As mentioned, Deng's policies opened up the economy to foreign investment and market allocation within a socialist framework. Since his death, under Jiang's tutelage, China has sustained a reported average of 8% GDP growth annually, achieving one of the world's highest rate of per capita economic growth, if not the highest. The inflation characteristic of the years leading up to the Tiananmen protests has subsided. Political institutions have stabilized, thanks to the institutionalization of procedure of the Deng years and a generational shift from peasant revolutionaries to well-educated, professional technocrats.
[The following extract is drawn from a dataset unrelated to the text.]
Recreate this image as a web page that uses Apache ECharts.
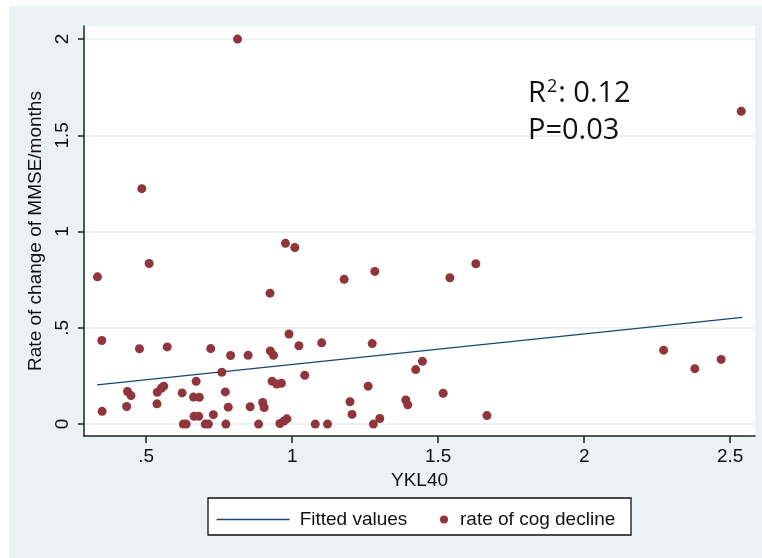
<!DOCTYPE html>
<html>
<head>
<meta charset="utf-8">
<script src="https://cdn.jsdelivr.net/npm/echarts@6/dist/echarts.min.js"></script>
<style>
html,body{margin:0;padding:0;background:#fff;}
#chart{width:762px;height:558px;}
</style>
</head>
<body>
<div id="chart"></div>
<script>
// Scatter points: YKL40 (x) vs rate of cognitive decline (y)
var pointsX = [0.813,2.538,0.485,0.510,0.333,0.977,1.009,1.178,1.283,1.540,1.629,0.924,
  0.348,0.477,0.572,0.721,0.789,0.849,0.925,0.936,0.989,1.023,1.101,1.274,
  0.759,0.671,1.043,0.931,0.947,0.963,1.260,1.423,1.446,2.272,2.379,2.469,
  1.517,1.667,0.436,0.448,0.433,0.349,0.538,0.552,0.560,0.537,0.623,0.662,
  0.682,0.771,0.781,0.856,0.899,0.904,0.664,0.680,0.730,0.627,0.637,0.702,
  0.713,0.773,0.885,0.958,0.972,0.982,1.079,1.121,1.198,1.205,1.278,1.300,
  1.389,1.396];
var pointsY = [2.000,1.625,1.223,0.834,0.765,0.939,0.917,0.752,0.793,0.760,0.833,0.680,
  0.434,0.391,0.401,0.392,0.356,0.357,0.380,0.357,0.468,0.407,0.422,0.418,
  0.269,0.222,0.253,0.223,0.208,0.212,0.197,0.283,0.326,0.384,0.288,0.336,
  0.160,0.044,0.169,0.148,0.091,0.066,0.165,0.186,0.197,0.105,0.162,0.140,
  0.139,0.167,0.088,0.090,0.112,0.086,0.040,0.040,0.049,0.000,0.000,0.000,
  0.000,0.000,0.000,0.003,0.016,0.027,0.000,0.000,0.116,0.050,0.000,0.029,
  0.125,0.100];
// Fitted values line (endpoints)
var fitX = [0.332, 2.542];
var fitY = [0.204, 0.554];
// Axis ticks
var xTicks = [0.5, 1, 1.5, 2, 2.5];
var xTickLabels = ['.5', '1', '1.5', '2', '2.5'];
var yTicks = [0, 0.5, 1, 1.5, 2];
var yTickLabels = ['0', '.5', '1', '1.5', '2'];
var seriesNames = ['Fitted values', 'rate of cog decline'];
var xTitle = 'YKL40';
var yTitle = 'Rate of change of MMSE/months';

var scatterData = pointsX.map(function (x, i) { return [x, pointsY[i]]; });
var fitData = fitX.map(function (x, i) { return [x, fitY[i]]; });

function labelFor(ticks, labels) {
  return function (v) {
    for (var i = 0; i < ticks.length; i++) {
      if (Math.abs(ticks[i] - v) < 1e-9) return labels[i];
    }
    return '';
  };
}

var FONT = '"Liberation Sans", Arial, sans-serif';
var TXT = '#111';

var chart = echarts.init(document.getElementById('chart'), null, {renderer: 'canvas'});
chart.setOption({
  backgroundColor: '#ffffff',
  animation: false,
  textStyle: {fontFamily: FONT},
  grid: {
    left: 84, top: 26, right: 7, bottom: 122,
    show: true, backgroundColor: '#ffffff', borderWidth: 0
  },
  xAxis: {
    type: 'value', min: 0.287, max: 2.585,
    name: xTitle, nameLocation: 'middle', nameGap: 30,
    nameTextStyle: {fontSize: 19, color: TXT, fontFamily: FONT},
    axisLine: {show: true, onZero: false, lineStyle: {color: '#222', width: 1.5}},
    axisTick: {show: true, length: 7, lineStyle: {color: '#222', width: 1.5}, customValues: xTicks},
    axisLabel: {fontSize: 19, color: TXT, margin: 11, fontFamily: FONT,
      customValues: xTicks, formatter: labelFor(xTicks, xTickLabels)},
    splitLine: {show: false}
  },
  yAxis: {
    type: 'value', min: -0.062, max: 2.068,
    name: yTitle, nameLocation: 'middle', nameGap: 36,
    nameTextStyle: {fontSize: 19, color: TXT, fontFamily: FONT},
    axisLine: {show: true, onZero: false, lineStyle: {color: '#222', width: 1.5}},
    axisTick: {show: true, length: 6, lineStyle: {color: '#222', width: 1.5}, customValues: yTicks},
    axisLabel: {fontSize: 19, color: TXT, margin: 12, rotate: 90, fontFamily: FONT,
      customValues: yTicks, formatter: labelFor(yTicks, yTickLabels)},
    splitLine: {show: true, lineStyle: {color: '#E6EFF0', width: 1.5}}
  },
  legend: [
    {
      data: [seriesNames[0]], left: 216, top: 510, padding: 0,
      itemWidth: 73, itemHeight: 14,
      itemStyle: {opacity: 0},
      lineStyle: {color: '#1A476F', width: 1.3, opacity: 1},
      textStyle: {fontSize: 19, color: TXT, fontFamily: FONT, padding: [0, 0, 0, 5]}
    },
    {
      data: [seriesNames[1]], left: 440, top: 510, padding: 0,
      itemWidth: 8, itemHeight: 8,
      textStyle: {fontSize: 19, color: TXT, fontFamily: FONT, padding: [0, 0, 0, 7]}
    }
  ],
  graphic: [
    {type: 'rect', z: -10, silent: true,
      shape: {x: 9, y: 6, width: 753, height: 552}, style: {fill: '#EAF2F3'}},
    {type: 'rect', z: 1, silent: true,
      shape: {x: 208, y: 498, width: 423, height: 37},
      style: {fill: '#ffffff', stroke: '#111', lineWidth: 1.3}},
    {type: 'text', left: 528, top: 78, z: 10, silent: true,
      style: {
        text: '{a|R}{s|2}{a|: 0.12}',
        rich: {
          a: {fontSize: 29, fontFamily: '"Open Sans", sans-serif', fill: '#111', lineHeight: 32},
          s: {fontSize: 18, fontFamily: '"Open Sans", sans-serif', fill: '#111', verticalAlign: 'top', lineHeight: 32, padding: [0, 1, 10, 1]}
        }
      }},
    {type: 'text', left: 528, top: 116, z: 10, silent: true,
      style: {text: 'P=0.03', fontSize: 29, fontFamily: '"Open Sans", sans-serif', fill: '#111'}}
  ],
  series: [
    {
      name: seriesNames[0], type: 'line', data: fitData,
      showSymbol: false, symbol: 'none',
      lineStyle: {color: '#1A476F', width: 1.3},
      itemStyle: {color: '#1A476F'}, z: 3
    },
    {
      name: seriesNames[1], type: 'scatter', data: scatterData,
      symbol: 'circle', symbolSize: 9,
      itemStyle: {color: '#90353B', opacity: 1}, z: 4
    }
  ]
});
</script>
</body>
</html>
Social problems have eased as well, as mainland China rapidly becomes more modern and prosperous each year.
Deng's reforms, however, have left a number of issues unresolved. As a result of his market reforms, it became obvious by the mid-1990s that many state-owned enterprises (owned by the central government, unlike TVEs publicly owned at the local level) were unprofitable and needed to be shut down if they were not to be a permanent and unsustainable drain on the economy. Furthermore, by the mid-1990s most of the benefits of Deng's reforms particularly in agriculture had run their course, rural incomes had become stagnant, leaving China's leaders in search of new means to boost economic growth or else risk a massive social explosion. A progressive tax system, however, could reallocate capital from the prosperous urban areas along the Pacific coast to the rural interior.
Finally, the Dengist policy of asserting the primacy of pragmatism over communitarian Maoist values, while maintaining the rule of the Communist Party raised questions in the West. Many observers both within China and outside question the degree to which a one-party system can indefinitely maintain control over an increasingly dynamic and prosperous Chinese society.
Many in both the West and China agree that the gravity of these concerns, however, pales in comparison to the social ills faced by China as late as the Tiananmen protests of 1989, not to mention the days of mass famine under Mao and the civil war before the founding of the PRC.
Jiang Zemin's emotional eulogy to the beloved late reformist leader captured the mood of many in the nation. Jiang, wiping away tears, declared, "The Chinese people love Comrade Deng Xiaoping, thank Comrade Deng Xiaoping, mourn for Comrade Deng Xiaoping, and cherish the memory of Comrade Deng Xiaoping because he devoted his life-long energies to the Chinese people, performed immortal feats for the independence and liberation of the Chinese nation."